I have a dataframe where based on the occurence of a value in column 'hit_num', I need to get the mean value of the column 'scores'. Below is an example of random data I created for this question:

# set random seed for reproducibility
np.random.seed(42)

# crate random pandas dataframe
df = pd.DataFrame({'hit_num': np.random.randint(1,5,20), 
                   'score': np.random.randint(1, 500, 20),
                   })   
df.sort_values(by='hit_num')

Thus, if a value occurs at least three times in the hit_num column. I need to create a new dataframe where with the hit_num value and the average of the scores. examlpe of the data I generated to create an idea Thus hit_num 1 should be skipped, hit_num 2 should get mean of the 4 scores and hit_num 3 should get the mean of 7 scores.
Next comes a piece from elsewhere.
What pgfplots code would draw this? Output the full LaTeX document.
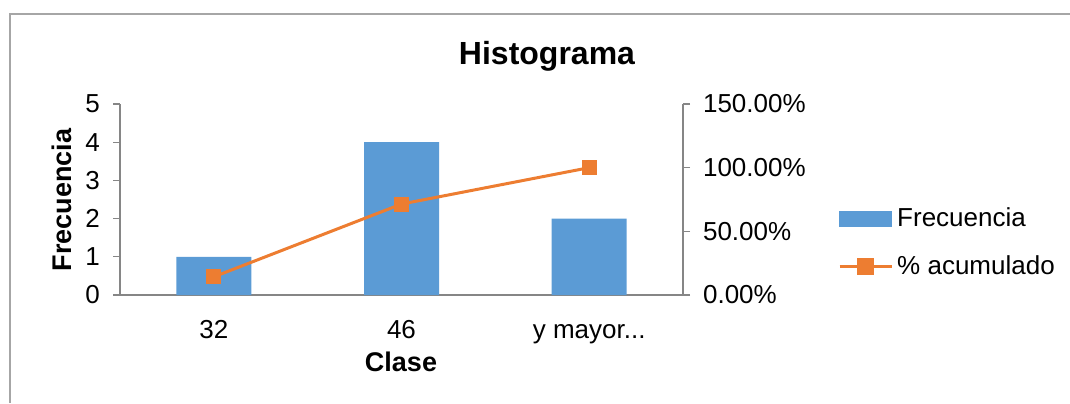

I tried to work with np.mean() or with pandas mean, but I realized that it would just give the mean of the whole column. Next, I searched for column/row specific. I found something here on stackoverflow that showed how to get the mean of specific column/row combinations:

df[['b', 'c']].iloc[[2,4]].mean(axis=0)

but this was for a pre-set rowcolumn combination and I need it randomly to work. I therefore thought I need something like a loop to first state hit_num > 3 and next the mean()? However I got stuck here (I still am not sure if I should even do it like this):

for hits in df:
        if df['hit_num'].value_counts() < 3:
            continue
        elif df['hit_num'].value_counts() => 3:
            df.mean()

But I cannot figure out how to say take the mean of the 'score' columns, but only those with hit_num 2 for example.


Solution

  • import numpy as np
    import pandas as pd
    
    # Set random seed for reproducibility
    np.random.seed(42)
    
    # Create random pandas DataFrame
    df = pd.DataFrame({'hit_num': np.random.randint(1, 5, 20), 
                       'score': np.random.randint(1, 500, 20)})
    
    # Group by 'hit_num', filter for those occurring at least 3 times, and calculate mean of 'score'
    result = df.groupby('hit_num').filter(lambda x: len(x) >= 3).groupby('hit_num')['score'].mean().reset_index()
    
    print(result)